— Start —
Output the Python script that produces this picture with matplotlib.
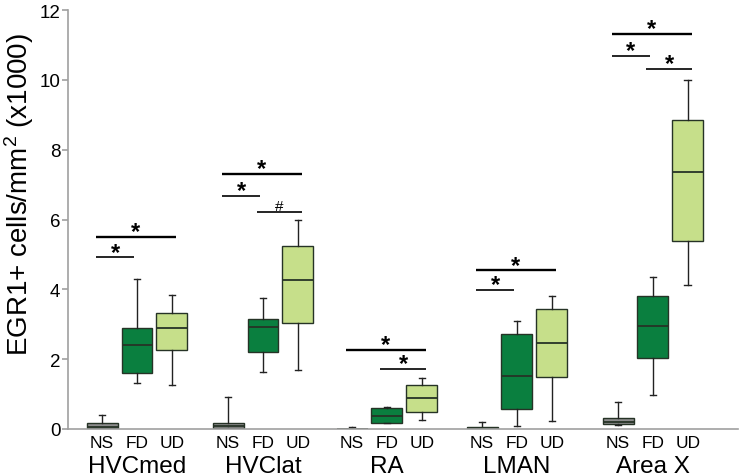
import matplotlib
matplotlib.use('Agg')
import matplotlib.pyplot as plt

plt.rcParams['font.family'] = ['Liberation Sans', 'DejaVu Sans']
plt.rcParams['mathtext.fontset'] = 'custom'
plt.rcParams['mathtext.rm'] = 'Liberation Sans'
plt.rcParams['mathtext.it'] = 'Liberation Sans:italic'
plt.rcParams['mathtext.bf'] = 'Liberation Sans:bold'

regions = ['HVCmed', 'HVClat', 'RA', 'LMAN', 'Area X']
conditions = ['NS', 'FD', 'UD']

# rows = regions; values = [whisker low, q1, median, q3, whisker high] (x1000 cells/mm2)
ns_stats = [
    [0.00, 0.03, 0.06, 0.17, 0.40],
    [0.00, 0.02, 0.08, 0.16, 0.92],
    [0.00, 0.00, 0.00, 0.01, 0.07],
    [0.00, 0.00, 0.02, 0.05, 0.21],
    [0.12, 0.14, 0.21, 0.31, 0.76],
]
fd_stats = [
    [1.31, 1.60, 2.41, 2.90, 4.29],
    [1.62, 2.20, 2.93, 3.14, 3.76],
    [0.16, 0.18, 0.38, 0.59, 0.64],
    [0.09, 0.57, 1.52, 2.72, 3.09],
    [0.98, 2.02, 2.95, 3.82, 4.35],
]
ud_stats = [
    [1.26, 2.25, 2.90, 3.31, 3.84],
    [1.69, 3.04, 4.27, 5.24, 6.00],
    [0.27, 0.48, 0.89, 1.26, 1.45],
    [0.22, 1.48, 2.46, 3.43, 3.81],
    [4.13, 5.37, 7.35, 8.86, 10.00],
]

# significance brackets: (region index, from, to, height, label)
sig_region = [0, 0, 1, 1, 1, 2, 2, 3, 3, 4, 4, 4]
sig_from = ['NS', 'NS', 'NS', 'NS', 'FD', 'NS', 'FD', 'NS', 'NS', 'NS', 'NS', 'FD']
sig_to = ['UD', 'FD', 'UD', 'FD', 'UD', 'UD', 'UD', 'UD', 'FD', 'UD', 'FD', 'UD']
sig_height = [5.50, 4.92, 7.31, 6.67, 6.22, 2.26, 1.72, 4.54, 3.99, 11.31, 10.69, 10.31]
sig_label = ['*', '*', '*', '*', '#', '*', '*', '*', '*', '*', '*', '*']

yticks = [0, 2, 4, 6, 8, 10, 12]

# ---- layout ----
group_pos = [0.0, 0.977, 1.938, 2.946, 4.0]
offsets = {'NS': -0.27, 'FD': 0.0, 'UD': 0.27}
colors = {'NS': '#8c8c8c', 'FD': '#0a7f3f', 'UD': '#c6df8a'}
stats_by_cond = {'NS': ns_stats, 'FD': fd_stats, 'UD': ud_stats}

fig = plt.figure(figsize=(7.52, 4.77), dpi=100)
ax = fig.add_axes([68 / 752, 1 - 430 / 477, (738 - 68) / 752, (430 - 11) / 477])

edge = '#263326'
for cond in conditions:
    bstats = []
    positions = []
    for i, r in enumerate(regions):
        lo, q1, med, q3, hi = stats_by_cond[cond][i]
        bstats.append(dict(whislo=lo, q1=q1, med=med, q3=q3, whishi=hi, fliers=[], label=''))
        positions.append(group_pos[i] + offsets[cond])
    ax.bxp(bstats, positions=positions, widths=0.24, patch_artist=True, showfliers=False,
           boxprops=dict(facecolor=colors[cond], edgecolor=edge, linewidth=1.0),
           medianprops=dict(color=edge, linewidth=1.3),
           whiskerprops=dict(color='#222222', linewidth=1.0),
           capprops=dict(color='#222222', linewidth=1.0),
           capwidths=0.05, manage_ticks=False)

for reg, a, b, h, lab in zip(sig_region, sig_from, sig_to, sig_height, sig_label):
    x0 = group_pos[reg] + offsets[a] - 0.05
    x1 = group_pos[reg] + offsets[b] + (0.03 if b == 'UD' else -0.02)
    long_line = (a == 'NS' and b == 'UD')
    ax.plot([x0, x1], [h, h], color='black', lw=1.7 if long_line else 1.2,
            solid_capstyle='butt', clip_on=False)
    xc = (x0 + x1) / 2
    if lab == '*':
        ax.annotate(lab, (xc, h), xytext=(0, -1.0), textcoords='offset points',
                    ha='center', va='baseline', fontsize=17, fontweight='bold')
    else:
        ax.annotate(lab, (xc, h), xytext=(0, 1.5), textcoords='offset points',
                    ha='center', va='baseline', fontsize=11)

# condition labels and region labels
for i, r in enumerate(regions):
    for cond in conditions:
        ax.annotate(cond, (group_pos[i] + offsets[cond], 0), xycoords=('data', 'axes fraction'),
                    xytext=(0, -9.5), textcoords='offset points', ha='center', va='center',
                    fontsize=12.5)
    ax.annotate(r, (group_pos[i], 0), xycoords=('data', 'axes fraction'),
                xytext=(0, -27), textcoords='offset points', ha='center', va='center',
                fontsize=17.5)

ax.set_xlim(-0.535, 4.66)
ax.set_ylim(0, 12)
ax.set_yticks(yticks)
ax.set_yticklabels([str(t) for t in yticks], fontsize=13.5)
ax.set_xticks([])
for s in ['top', 'right']:
    ax.spines[s].set_visible(False)
ax.spines['left'].set_color('#a0a0a0')
ax.spines['bottom'].set_color('#a0a0a0')
ax.spines['left'].set_linewidth(1.2)
ax.spines['bottom'].set_linewidth(1.2)
ax.tick_params(axis='y', colors='#a0a0a0', length=4, width=1.2, pad=1.5, labelcolor='black')
ax.patch.set_alpha(0)

fig.text(19 / 752, 1 - 195 / 477, 'EGR1+ cells/mm$^2$ (x1000)', rotation=90,
         ha='center', va='center', fontsize=20)

fig.savefig('out.png', dpi=100)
— End —
Aim
Return the full material word for word. Do not include the pictures.

Complete output
Output the Python script that produces this picture with matplotlib.
import matplotlib
matplotlib.use('Agg')
import matplotlib.pyplot as plt

plt.rcParams['font.family'] = ['Liberation Sans', 'DejaVu Sans']
plt.rcParams['mathtext.fontset'] = 'custom'
plt.rcParams['mathtext.rm'] = 'Liberation Sans'
plt.rcParams['mathtext.it'] = 'Liberation Sans:italic'
plt.rcParams['mathtext.bf'] = 'Liberation Sans:bold'

regions = ['HVCmed', 'HVClat', 'RA', 'LMAN', 'Area X']
conditions = ['NS', 'FD', 'UD']

# rows = regions; values = [whisker low, q1, median, q3, whisker high] (x1000 cells/mm2)
ns_stats = [
    [0.00, 0.03, 0.06, 0.17, 0.40],
    [0.00, 0.02, 0.08, 0.16, 0.92],
    [0.00, 0.00, 0.00, 0.01, 0.07],
    [0.00, 0.00, 0.02, 0.05, 0.21],
    [0.12, 0.14, 0.21, 0.31, 0.76],
]
fd_stats = [
    [1.31, 1.60, 2.41, 2.90, 4.29],
    [1.62, 2.20, 2.93, 3.14, 3.76],
    [0.16, 0.18, 0.38, 0.59, 0.64],
    [0.09, 0.57, 1.52, 2.72, 3.09],
    [0.98, 2.02, 2.95, 3.82, 4.35],
]
ud_stats = [
    [1.26, 2.25, 2.90, 3.31, 3.84],
    [1.69, 3.04, 4.27, 5.24, 6.00],
    [0.27, 0.48, 0.89, 1.26, 1.45],
    [0.22, 1.48, 2.46, 3.43, 3.81],
    [4.13, 5.37, 7.35, 8.86, 10.00],
]

# significance brackets: (region index, from, to, height, label)
sig_region = [0, 0, 1, 1, 1, 2, 2, 3, 3, 4, 4, 4]
sig_from = ['NS', 'NS', 'NS', 'NS', 'FD', 'NS', 'FD', 'NS', 'NS', 'NS', 'NS', 'FD']
sig_to = ['UD', 'FD', 'UD', 'FD', 'UD', 'UD', 'UD', 'UD', 'FD', 'UD', 'FD', 'UD']
sig_height = [5.50, 4.92, 7.31, 6.67, 6.22, 2.26, 1.72, 4.54, 3.99, 11.31, 10.69, 10.31]
sig_label = ['*', '*', '*', '*', '#', '*', '*', '*', '*', '*', '*', '*']

yticks = [0, 2, 4, 6, 8, 10, 12]

# ---- layout ----
group_pos = [0.0, 0.977, 1.938, 2.946, 4.0]
offsets = {'NS': -0.27, 'FD': 0.0, 'UD': 0.27}
colors = {'NS': '#8c8c8c', 'FD': '#0a7f3f', 'UD': '#c6df8a'}
stats_by_cond = {'NS': ns_stats, 'FD': fd_stats, 'UD': ud_stats}

fig = plt.figure(figsize=(7.52, 4.77), dpi=100)
ax = fig.add_axes([68 / 752, 1 - 430 / 477, (738 - 68) / 752, (430 - 11) / 477])

edge = '#263326'
for cond in conditions:
    bstats = []
    positions = []
    for i, r in enumerate(regions):
        lo, q1, med, q3, hi = stats_by_cond[cond][i]
        bstats.append(dict(whislo=lo, q1=q1, med=med, q3=q3, whishi=hi, fliers=[], label=''))
        positions.append(group_pos[i] + offsets[cond])
    ax.bxp(bstats, positions=positions, widths=0.24, patch_artist=True, showfliers=False,
           boxprops=dict(facecolor=colors[cond], edgecolor=edge, linewidth=1.0),
           medianprops=dict(color=edge, linewidth=1.3),
           whiskerprops=dict(color='#222222', linewidth=1.0),
           capprops=dict(color='#222222', linewidth=1.0),
           capwidths=0.05, manage_ticks=False)

for reg, a, b, h, lab in zip(sig_region, sig_from, sig_to, sig_height, sig_label):
    x0 = group_pos[reg] + offsets[a] - 0.05
    x1 = group_pos[reg] + offsets[b] + (0.03 if b == 'UD' else -0.02)
    long_line = (a == 'NS' and b == 'UD')
    ax.plot([x0, x1], [h, h], color='black', lw=1.7 if long_line else 1.2,
            solid_capstyle='butt', clip_on=False)
    xc = (x0 + x1) / 2
    if lab == '*':
        ax.annotate(lab, (xc, h), xytext=(0, -1.0), textcoords='offset points',
                    ha='center', va='baseline', fontsize=17, fontweight='bold')
    else:
        ax.annotate(lab, (xc, h), xytext=(0, 1.5), textcoords='offset points',
                    ha='center', va='baseline', fontsize=11)

# condition labels and region labels
for i, r in enumerate(regions):
    for cond in conditions:
        ax.annotate(cond, (group_pos[i] + offsets[cond], 0), xycoords=('data', 'axes fraction'),
                    xytext=(0, -9.5), textcoords='offset points', ha='center', va='center',
                    fontsize=12.5)
    ax.annotate(r, (group_pos[i], 0), xycoords=('data', 'axes fraction'),
                xytext=(0, -27), textcoords='offset points', ha='center', va='center',
                fontsize=17.5)

ax.set_xlim(-0.535, 4.66)
ax.set_ylim(0, 12)
ax.set_yticks(yticks)
ax.set_yticklabels([str(t) for t in yticks], fontsize=13.5)
ax.set_xticks([])
for s in ['top', 'right']:
    ax.spines[s].set_visible(False)
ax.spines['left'].set_color('#a0a0a0')
ax.spines['bottom'].set_color('#a0a0a0')
ax.spines['left'].set_linewidth(1.2)
ax.spines['bottom'].set_linewidth(1.2)
ax.tick_params(axis='y', colors='#a0a0a0', length=4, width=1.2, pad=1.5, labelcolor='black')
ax.patch.set_alpha(0)

fig.text(19 / 752, 1 - 195 / 477, 'EGR1+ cells/mm$^2$ (x1000)', rotation=90,
         ha='center', va='center', fontsize=20)

fig.savefig('out.png', dpi=100)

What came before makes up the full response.